Because I deserve to get real as well.
The problem is I have the intelligence to see through the problems in every situation.
I can identify what’s wrong, and what should be absolutely done in every moment.
Most of the times, people just chose to let the bad situations go.
Let them go as they are because, ‘we’ don’t want to mess things up.
‘We’ don’t want to be seen as the bad guys, the problem-makers, or the abnormal kind.
But as this character, I can not be satisfied seeing things worsen without doing anything to change it.
That’s why the arguments had to happen sometimes, all for a better future.
In the end, despite the ‘scars’ edged on my body as a result of my struggle in the journey of life, my heart will be alive because I’ve done what I truly deem as right.
I’m going to keep hanging on with my actions until things are headed in the direction where my eyes are set upon.
No matter what happens as a result, it is what it is.
What’s most important is only having myself walk the way that I truly want to walk on.
For the very last time –
I’ve decided to abandon formal university education.
And will continue to learn only what is practical for this real life.
In the end, I couldn’t turn a blind eye towards what is right and wrong for me.
To me on a battlefield, theories about swordfight will benefit one very little.
The practice of lifting up a sword to either save or kill on the otherhand, that’s far more valuable.

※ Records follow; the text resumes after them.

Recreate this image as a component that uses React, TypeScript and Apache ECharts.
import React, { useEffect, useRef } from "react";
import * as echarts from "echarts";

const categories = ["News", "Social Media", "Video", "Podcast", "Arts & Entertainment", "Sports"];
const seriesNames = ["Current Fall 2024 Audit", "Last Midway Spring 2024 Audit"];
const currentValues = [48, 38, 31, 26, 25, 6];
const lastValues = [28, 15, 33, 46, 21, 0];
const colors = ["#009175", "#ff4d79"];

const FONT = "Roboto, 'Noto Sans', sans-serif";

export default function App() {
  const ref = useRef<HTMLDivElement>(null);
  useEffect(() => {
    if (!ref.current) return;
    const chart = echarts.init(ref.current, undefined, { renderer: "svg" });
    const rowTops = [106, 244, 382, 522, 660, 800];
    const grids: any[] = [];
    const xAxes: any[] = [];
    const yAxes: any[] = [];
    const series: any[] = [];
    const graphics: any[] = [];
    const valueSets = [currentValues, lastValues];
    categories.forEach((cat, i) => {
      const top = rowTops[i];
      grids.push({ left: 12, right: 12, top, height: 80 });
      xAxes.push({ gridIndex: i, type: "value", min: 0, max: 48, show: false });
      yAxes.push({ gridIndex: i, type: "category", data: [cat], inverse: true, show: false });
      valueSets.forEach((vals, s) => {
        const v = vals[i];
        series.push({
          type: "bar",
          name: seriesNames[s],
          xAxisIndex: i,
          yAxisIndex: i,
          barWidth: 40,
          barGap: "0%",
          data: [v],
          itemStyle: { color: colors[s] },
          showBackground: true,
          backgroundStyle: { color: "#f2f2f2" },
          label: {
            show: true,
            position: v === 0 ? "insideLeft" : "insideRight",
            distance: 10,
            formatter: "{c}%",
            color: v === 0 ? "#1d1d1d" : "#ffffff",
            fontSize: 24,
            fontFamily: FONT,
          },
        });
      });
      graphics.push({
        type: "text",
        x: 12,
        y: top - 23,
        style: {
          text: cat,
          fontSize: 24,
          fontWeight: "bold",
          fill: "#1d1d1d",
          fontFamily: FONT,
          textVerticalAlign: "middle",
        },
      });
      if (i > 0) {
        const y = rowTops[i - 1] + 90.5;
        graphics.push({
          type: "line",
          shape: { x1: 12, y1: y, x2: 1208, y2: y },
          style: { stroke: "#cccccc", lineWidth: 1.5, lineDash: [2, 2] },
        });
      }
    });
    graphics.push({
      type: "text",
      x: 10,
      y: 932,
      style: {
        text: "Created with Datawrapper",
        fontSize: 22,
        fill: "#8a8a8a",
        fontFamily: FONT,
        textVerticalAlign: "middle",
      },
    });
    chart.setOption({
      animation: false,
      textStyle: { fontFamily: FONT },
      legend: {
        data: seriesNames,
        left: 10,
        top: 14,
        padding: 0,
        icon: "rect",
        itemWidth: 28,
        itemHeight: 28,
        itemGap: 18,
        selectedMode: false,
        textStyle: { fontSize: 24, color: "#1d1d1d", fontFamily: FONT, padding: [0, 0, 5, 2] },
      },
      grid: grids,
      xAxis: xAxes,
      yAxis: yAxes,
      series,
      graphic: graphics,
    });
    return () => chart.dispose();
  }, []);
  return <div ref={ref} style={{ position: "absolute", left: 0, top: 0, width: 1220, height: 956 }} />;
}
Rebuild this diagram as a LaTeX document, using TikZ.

As such, I’m going to exchange my formal education with a career.
Even if it means that my future job prospects may be bleak.
Age 21 this year, I hereby swear myself off all imposterisation.

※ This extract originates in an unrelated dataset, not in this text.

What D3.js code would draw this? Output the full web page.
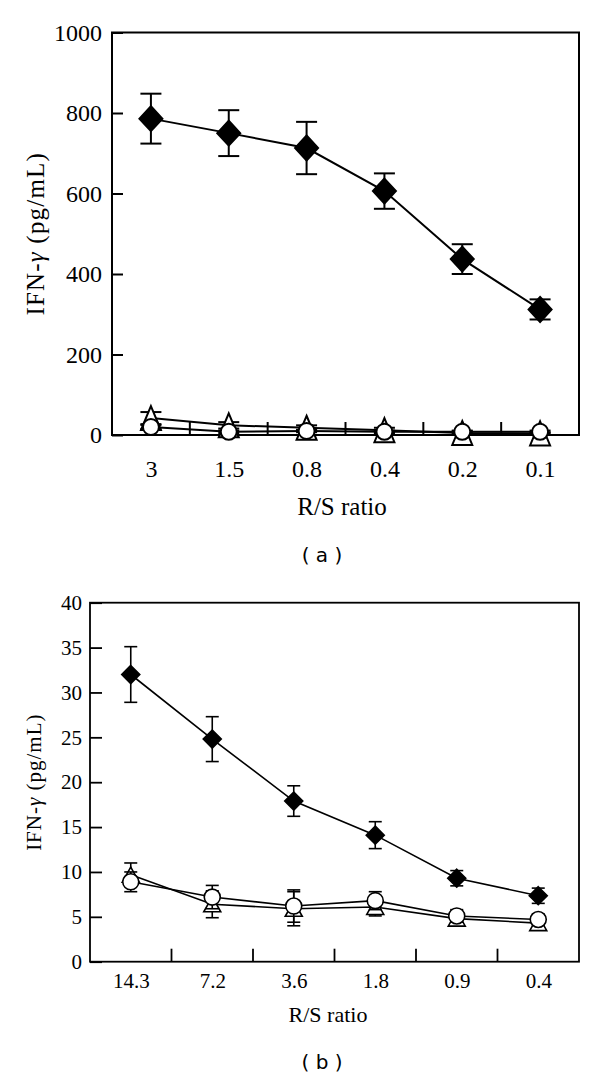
<!DOCTYPE html>
<html>
<head>
<meta charset="utf-8">
<script src="https://cdn.jsdelivr.net/npm/d3@7"></script>
<style>
  html, body { margin: 0; padding: 0; background: #fff; }
  svg { display: block; }
</style>
</head>
<body>
<svg id="chart" width="600" height="1077"></svg>
<script>
// ---- Panel (a) data ----
const catsA = ["3", "1.5", "0.8", "0.4", "0.2", "0.1"];
const diamondA = [786, 750, 713, 606, 437, 312];
const diamondErrA = [62, 57, 65, 44, 37, 25];
const triangleA = [42, 24, 18, 12, 5, 4];
const triangleErrA = [15, 8, 6, 6, 4, 3];
const circleA = [20, 8, 10, 8, 8, 8];
const circleErrA = [5, 3, 3, 3, 3, 3];
const yTicksA = [0, 200, 400, 600, 800, 1000];

// ---- Panel (b) data ----
const catsB = ["14.3", "7.2", "3.6", "1.8", "0.9", "0.4"];
const diamondB = [32.0, 24.8, 17.9, 14.1, 9.3, 7.35];
const diamondErrB = [3.1, 2.5, 1.7, 1.5, 0.85, 0.85];
const triangleB = [9.7, 6.4, 5.9, 6.1, 4.8, 4.3];
const triangleErrB = [1.3, 1.5, 1.9, 1.0, 0.5, 0.5];
const circleB = [8.9, 7.2, 6.2, 6.8, 5.1, 4.7];
const circleErrB = [1.1, 1.3, 1.8, 1.0, 0.7, 0.6];
const yTicksB = [0, 5, 10, 15, 20, 25, 30, 35, 40];

const svg = d3.select("#chart");
const serif = "'Liberation Serif', 'Times New Roman', serif";

function panel(cfg) {
  const g = svg.append("g");
  const x = d3.scalePoint().domain(cfg.cats).range([cfg.left, cfg.right]).padding(0.5);
  const xb = d3.scaleBand().domain(cfg.cats).range([cfg.left, cfg.right]).padding(0);
  const y = d3.scaleLinear().domain([0, cfg.ymax]).range([cfg.bottom, cfg.top]);

  // frame
  g.append("rect")
    .attr("x", cfg.left).attr("y", cfg.top)
    .attr("width", cfg.right - cfg.left).attr("height", cfg.bottom - cfg.top)
    .attr("fill", "none").attr("stroke", "#000").attr("stroke-width", cfg.frameW);

  // y axis (inward ticks)
  const ya = g.append("g").attr("transform", `translate(${cfg.left},0)`)
    .call(d3.axisLeft(y).tickValues(cfg.yTicks).tickFormat(d3.format("d"))
      .tickSizeInner(-cfg.yTickLen).tickSizeOuter(0).tickPadding(cfg.yPad));
  ya.select(".domain").remove();
  ya.selectAll(".tick line").attr("stroke", "#000").attr("stroke-width", cfg.frameW);
  ya.selectAll(".tick text").attr("font-family", serif).attr("font-size", cfg.tickFont).attr("fill", "#000");

  // x axis labels
  const xa = g.append("g").attr("transform", `translate(0,${cfg.bottom})`)
    .call(d3.axisBottom(x).tickSize(0).tickPadding(cfg.xPad));
  xa.select(".domain").remove();
  xa.selectAll(".tick text").attr("font-family", serif).attr("font-size", cfg.tickFont).attr("fill", "#000");

  // x boundary ticks (inward)
  g.append("g").selectAll("line").data(cfg.cats.slice(1)).join("line")
    .attr("x1", d => xb(d)).attr("x2", d => xb(d))
    .attr("y1", cfg.bottom).attr("y2", cfg.bottom - cfg.xTickLen)
    .attr("stroke", "#000").attr("stroke-width", cfg.frameW);

  // axis titles
  g.append("text")
    .attr("x", cfg.xTitleX).attr("y", cfg.xTitleY)
    .attr("text-anchor", "middle").attr("font-family", serif).attr("font-size", cfg.titleFont)
    .text("R/S ratio");
  const yl = g.append("text")
    .attr("transform", `translate(${cfg.yTitleX},${(cfg.top + cfg.bottom) / 2}) rotate(-90)`)
    .attr("text-anchor", "middle").attr("font-family", serif).attr("font-size", cfg.yTitleFont)
    .attr("letter-spacing", cfg.yTitleLS);
  yl.append("tspan").text("IFN-");
  yl.append("tspan").attr("font-style", "italic").text("γ");
  yl.append("tspan").text(" (pg/mL)");

  // caption
  svg.append("text")
    .attr("x", cfg.capX).attr("y", cfg.capY)
    .attr("text-anchor", "middle").attr("font-family", "'DejaVu Sans', sans-serif").attr("font-size", 20)
    .text(cfg.caption);

  const line = d3.line().x((d, i) => x(cfg.cats[i])).y(d => y(d));

  function series(vals, errs, shape) {
    const sg = g.append("g");
    sg.append("path").datum(vals).attr("d", line)
      .attr("fill", "none").attr("stroke", "#000").attr("stroke-width", cfg.lineW);
    const eb = sg.append("g").selectAll("g").data(vals).join("g");
    eb.append("line")
      .attr("x1", (d, i) => x(cfg.cats[i])).attr("x2", (d, i) => x(cfg.cats[i]))
      .attr("y1", (d, i) => y(d - errs[i])).attr("y2", (d, i) => y(d + errs[i]))
      .attr("stroke", "#000").attr("stroke-width", cfg.lineW);
    [-1, 1].forEach(s => {
      eb.append("line")
        .attr("x1", (d, i) => x(cfg.cats[i]) - cfg.capW / 2).attr("x2", (d, i) => x(cfg.cats[i]) + cfg.capW / 2)
        .attr("y1", (d, i) => y(d + s * errs[i])).attr("y2", (d, i) => y(d + s * errs[i]))
        .attr("stroke", "#000").attr("stroke-width", cfg.lineW);
    });
    const m = sg.append("g").selectAll("path").data(vals).join("path")
      .attr("transform", (d, i) => `translate(${x(cfg.cats[i])},${y(d)})`)
      .attr("stroke", "#000").attr("stroke-width", cfg.lineW);
    if (shape === "diamond") {
      const w = cfg.dW / 2, h = cfg.dH / 2;
      m.attr("d", `M0,${-h}L${w},0L0,${h}L${-w},0Z`).attr("fill", "#000");
    } else if (shape === "triangle") {
      const w = cfg.tW / 2, h = cfg.tH / 2;
      m.attr("d", `M0,${-h}L${w},${h}L${-w},${h}Z`).attr("fill", "#fff");
    } else {
      const r = cfg.cR;
      m.attr("d", `M${r},0A${r},${r} 0 1,1 ${-r},0A${r},${r} 0 1,1 ${r},0Z`).attr("fill", "#fff");
    }
  }

  series(cfg.tri, cfg.triErr, "triangle");
  series(cfg.cir, cfg.cirErr, "circle");
  series(cfg.dia, cfg.diaErr, "diamond");
}

panel({
  cats: catsA, left: 112, right: 579, top: 32.5, bottom: 435, ymax: 1000, yTicks: yTicksA,
  dia: diamondA, diaErr: diamondErrA, tri: triangleA, triErr: triangleErrA, cir: circleA, cirErr: circleErrA,
  frameW: 2, lineW: 2, yTickLen: 11, xTickLen: 13, yPad: 10, xPad: 25,
  tickFont: 24, titleFont: 25, yTitleFont: 25, yTitleLS: 1.2, yTitleX: 44,
  xTitleX: 342, xTitleY: 515, capX: 322, capY: 562, caption: "( a )",
  dW: 23, dH: 25, tW: 20, tH: 24, cR: 8, capW: 21
});

panel({
  cats: catsB, left: 90, right: 579, top: 602.7, bottom: 961.7, ymax: 40, yTicks: yTicksB,
  dia: diamondB, diaErr: diamondErrB, tri: triangleB, triErr: triangleErrB, cir: circleB, cirErr: circleErrB,
  frameW: 1.8, lineW: 1.6, yTickLen: 12, xTickLen: 13, yPad: 8, xPad: 11,
  tickFont: 21, titleFont: 22, yTitleFont: 21, yTitleLS: 1.0, yTitleX: 41,
  xTitleX: 328, xTitleY: 1021.5, capX: 322, capY: 1068.5, caption: "( b )",
  dW: 18, dH: 18, tW: 17, tH: 15, cR: 8, capW: 13
});
</script>
</body>
</html>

And would fight against all consequences to remain as much as possible a man of his truest intent.
Fighting in this case, then prove not to be against my own teachings of not struggling after all.
For I feel so much freer as a result.
Especially when compared to one whose genuine expressions are buried by the emotional & psychological baggages that he/she gathered in life – never able to break free, because nothing was ever done to change the circumstances.
For happiness, the fight for one’s own freedom is crucial.
And I will never give up.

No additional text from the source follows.